Loan without Collateral

Grameen Bank (GB) has reversed conventional banking practice by removing the need for collateral and created a banking system based on mutual trust, accountability, participation and creativity. GB provides credit to the poorest of the poor in rural Bangladesh, without any collateral. At GB, credit is a cost effective weapon to fight poverty and it serves as a catalyst in the overall development of socio-economic conditions of the poor who have been kept outside the banking orbit on the ground that they are poor and hence not bankable. Professor Muhammad Yunus, the founder of “Grameen Bank” reasoned that if financial resources can be made available to the poor people on terms and conditions that are appropriate and reasonable, “these millions of small people with their millions of small pursuits can add up to create the biggest development wonder.”
As of December, 2015, it has 8.81 million borrowers, 97 percent of whom are women. With 2,568 branches, GB provides services in 81,392 villages, covering more than 97 percent of the total villages in Bangladesh.

The Bank does not work for profit alone as demonstrated by the zero or subsidized interest rates for the disadvantaged segments of the people. Nevertheless, the Bank continues to achieve significant growth in terms of operating and net profits. During the year the Bank earned a profit of BDT 24 million and declared 30% cash dividend for the year. The bank has also created a Dividend Equalization Fund to serve as a cushion against adverse situation weighing down on the bank’s profit due to natural or manmade calamities. It ensures a fair degree of stability in the rates of dividends payable to the shareholders over the years. It serves as an incentive for the shareholders to sustain their enthusiasm to carry forward GB’s goals to empower the poor. Payment of attractive dividends serves as inspiration for shareholders to relentlessly work toward sustaining the momentum that has been a hallmark of GB’s performance year after year. What is more significant is that the Bank’s borrowers are its shareholders along with the government.
The underlying premise of Grameen is that, in order to emerge from poverty and remove themselves from the clutches of usurers and middlemen, landless peasants need access to credit, without which they cannot be expected to launch their own enterprises, however small these may be. In defiance of the traditional rural banking postulate whereby “no collateral (in this case, land) means no credit”, the Grameen Bank experiment set out to prove – successfully – that lending to the poor is not an impossible proposition; on the contrary, it gives landless peasants the opportunity to purchase their own tools, equipment, or other necessary means of production and embark on income-generating ventures which will allow them escape from the vicious cycle of “low income, low savings, low investment, low income”. In other words, the banker’s confidence rests upon the will and capacity of the borrowers to succeed in their undertakings.

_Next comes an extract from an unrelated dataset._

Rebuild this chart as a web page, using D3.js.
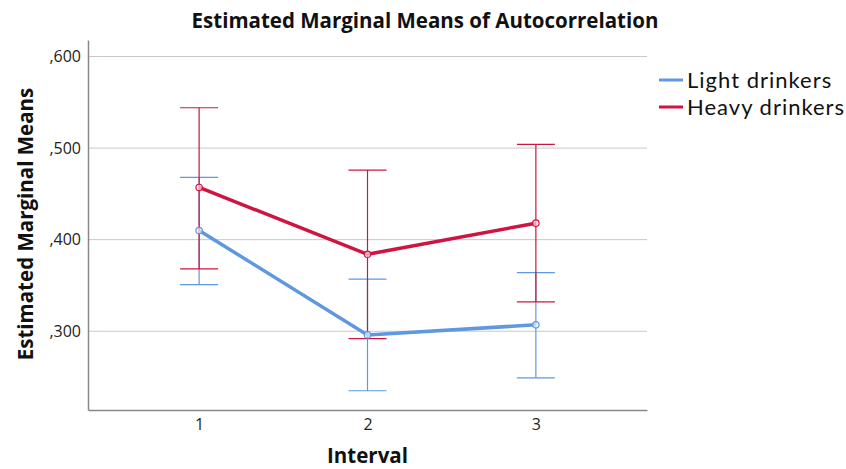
<!DOCTYPE html>
<html>
<head>
<meta charset="utf-8">
<script src="https://cdn.jsdelivr.net/npm/d3@7"></script>
<style>
  body { margin: 0; background: #fff; }
  svg { display: block; font-family: "Open Sans", sans-serif; }
</style>
</head>
<body>
<div id="chart"></div>
<script>
// data
const intervals = ["1", "2", "3"];
const groups = ["Light drinkers", "Heavy drinkers"];
const lightMeans = [0.410, 0.296, 0.307];
const lightLower = [0.351, 0.235, 0.249];
const lightUpper = [0.468, 0.357, 0.364];
const heavyMeans = [0.457, 0.384, 0.418];
const heavyLower = [0.368, 0.292, 0.332];
const heavyUpper = [0.544, 0.476, 0.504];
const yTicks = [0.3, 0.4, 0.5, 0.6];
const colors = ["#5d98e0", "#d0143f"];

const width = 846, height = 469;
const margin = { top: 40, right: 199, bottom: 59, left: 88 };

const series = [
  { name: groups[0], color: colors[0], means: lightMeans, lo: lightLower, hi: lightUpper },
  { name: groups[1], color: colors[1], means: heavyMeans, lo: heavyLower, hi: heavyUpper }
];

const svg = d3.select("#chart").append("svg")
  .attr("width", width)
  .attr("height", height);

const x = d3.scalePoint()
  .domain(intervals)
  .range([margin.left, width - margin.right])
  .padding(0.66);

const y = d3.scaleLinear()
  .domain([0.214, 0.618])
  .range([height - margin.bottom, margin.top]);

// gridlines
svg.append("g")
  .selectAll("line")
  .data(yTicks)
  .join("line")
  .attr("x1", margin.left)
  .attr("x2", width - margin.right)
  .attr("y1", d => y(d))
  .attr("y2", d => y(d))
  .attr("stroke", "#c8c8c8")
  .attr("stroke-width", 1);

// axes
const fmt = d => d3.format(".3f")(d).replace(/^0\./, ",");

const yAxis = svg.append("g")
  .attr("transform", `translate(${margin.left},0)`)
  .call(d3.axisLeft(y).tickValues(yTicks).tickFormat(fmt).tickSize(0).tickPadding(7));
yAxis.attr("font-family", "'Open Sans', sans-serif").attr("font-size", 16);
yAxis.select(".domain").attr("stroke", "#888").attr("stroke-width", 1.5);
yAxis.selectAll("text").attr("fill", "#222");

const xAxis = svg.append("g")
  .attr("transform", `translate(0,${height - margin.bottom})`)
  .call(d3.axisBottom(x).tickSize(0).tickPadding(9));
xAxis.attr("font-family", "'Open Sans', sans-serif").attr("font-size", 16);
xAxis.select(".domain").attr("stroke", "#888").attr("stroke-width", 1.5);
xAxis.selectAll("text").attr("fill", "#222");

// error bars
const capHalf = 19;
series.forEach(s => {
  const g = svg.append("g").attr("stroke", s.color).attr("stroke-width", 1.2).attr("fill", "none");
  intervals.forEach((iv, i) => {
    const cx = x(iv);
    g.append("line").attr("x1", cx).attr("x2", cx).attr("y1", y(s.lo[i])).attr("y2", y(s.hi[i]));
    g.append("line").attr("x1", cx - capHalf).attr("x2", cx + capHalf).attr("y1", y(s.lo[i])).attr("y2", y(s.lo[i]));
    g.append("line").attr("x1", cx - capHalf).attr("x2", cx + capHalf).attr("y1", y(s.hi[i])).attr("y2", y(s.hi[i]));
  });
});

// mean lines
const line = d3.line()
  .x((d, i) => x(intervals[i]))
  .y(d => y(d));

series.forEach(s => {
  svg.append("path")
    .datum(s.means)
    .attr("d", line)
    .attr("fill", "none")
    .attr("stroke", s.color)
    .attr("stroke-width", 3.5);
  svg.append("g")
    .selectAll("circle")
    .data(s.means)
    .join("circle")
    .attr("cx", (d, i) => x(intervals[i]))
    .attr("cy", d => y(d))
    .attr("r", 3.2)
    .attr("fill", "#fff")
    .attr("fill-opacity", 0.6)
    .attr("stroke", s.color)
    .attr("stroke-width", 1.2);
});

// title
svg.append("text")
  .attr("x", 425)
  .attr("y", 28)
  .attr("text-anchor", "middle")
  .attr("font-size", 20.5)
  .attr("font-weight", "bold")
  .attr("fill", "#111")
  .text("Estimated Marginal Means of Autocorrelation");

// axis titles
svg.append("text")
  .attr("x", x("2"))
  .attr("y", 463)
  .attr("text-anchor", "middle")
  .attr("font-size", 20.5)
  .attr("font-weight", "bold")
  .attr("fill", "#111")
  .text("Interval");

svg.append("text")
  .attr("transform", `translate(33,${(margin.top + height - margin.bottom) / 2 - 1}) rotate(-90)`)
  .attr("text-anchor", "middle")
  .attr("font-size", 20.5)
  .attr("font-weight", "bold")
  .attr("fill", "#111")
  .text("Estimated Marginal Means");

// legend
const legend = svg.append("g").attr("transform", "translate(659,80)");
series.forEach((s, i) => {
  const row = legend.append("g").attr("transform", `translate(0,${i * 27})`);
  row.append("line")
    .attr("x1", 0).attr("x2", 24)
    .attr("y1", 0).attr("y2", 0)
    .attr("stroke", s.color)
    .attr("stroke-width", 3);
  row.append("text")
    .attr("x", 28)
    .attr("y", 8)
    .attr("font-family", "Lato, sans-serif")
    .attr("font-size", 22)
    .attr("letter-spacing", 1)
    .attr("fill", "#111")
    .text(s.name);
});
</script>
</body>
</html>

As Grameen Bank provides loans to their clientele without any collateral especially the poor, disadvantaged groups, downtrodden groups, remaining vulnerable situation and Loans are small, but sufficient to finance the micro-enterprises undertaken by borrowers: rice-husking, machine repairing, purchase of rickshaws, buying of milk cows, goats, cloth, pottery etc. The interest rate on all loans is 16 percent. The repayment rate on loans is currently – 95 per cent – due to group pressure and self-interest, as well as the motivation of borrowers.

The collateral free loan system focuses on some conditionalities :
1.     Loans given without any collateral
2.     loans repayable in weekly instalments spread over a year
3.     eligibility for a subsequent loan depends upon repayment of first loan
4.     individual, self-chosen, quick income generating activities which employ the skills that borrowers already posses
5.     close supervision of credit by the group as well as the bank staff
6.     stress on credit discipline and  peer support solidarity.
7.     special safe gaurds through savings to minimise the risks that the poor confront
8.     transparency in all bank transactions most of which take place at centre meetings.